Brandanschläge, Schmierereien, eingeschlagene Fensterscheiben, verwüstete Gebetsräume und Bombendrohungen. Die Angriffe auf Moscheen häufen sich – und hinterlassen Spuren. So wie der Anschlag in Dresden. IslamiQ hat mit der Gemeinde gesprochen.
Der Sprengstoffanschlag auf die DITIB Fatih-Moschee in Dresden am 26. September 2016 gehört wohl zu den dramatischsten Moscheeanschlägen in Deutschland. Eine mit Tötungsabsicht gelegte Bombe detonierte an der Moschee, während sich der Imam und seine Familie im Gebäude aufhielten. Verletzt wurde niemand. Auch vier Jahre nach dem Anschlag ist die Gemeinde entsetzt über diese menschenverachtende Tat.
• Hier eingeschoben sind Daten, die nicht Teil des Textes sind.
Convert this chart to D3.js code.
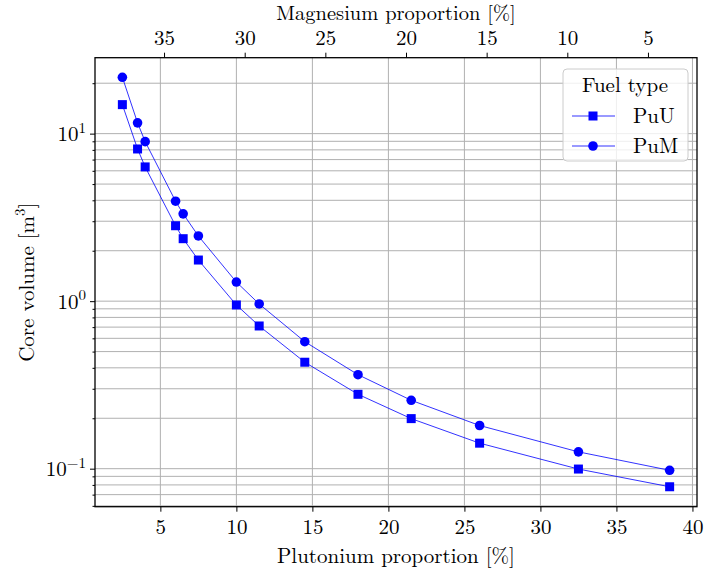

Während dem Anschlag befand sich der Imam der Moschee in seinem Büro. Als er einen lauten Knall hörte, eilte er zu seiner Familie, die er völlig verängstigt vorfand. Vor dem Eingang zu seiner Wohnung, die sich im Moscheegebäude befindet, wurden später drei selbst gebaute Rohrbomben sichergestellt. Durch die Druckwelle der Explosion entstand ein großer Sachschaden. Die Eingangstür der Moschee wurde nach innen gedrückt und die Wände der Außenfassade durch das Feuer verrußt. Die Detonation habe man im Umkreis von 3 km hören können.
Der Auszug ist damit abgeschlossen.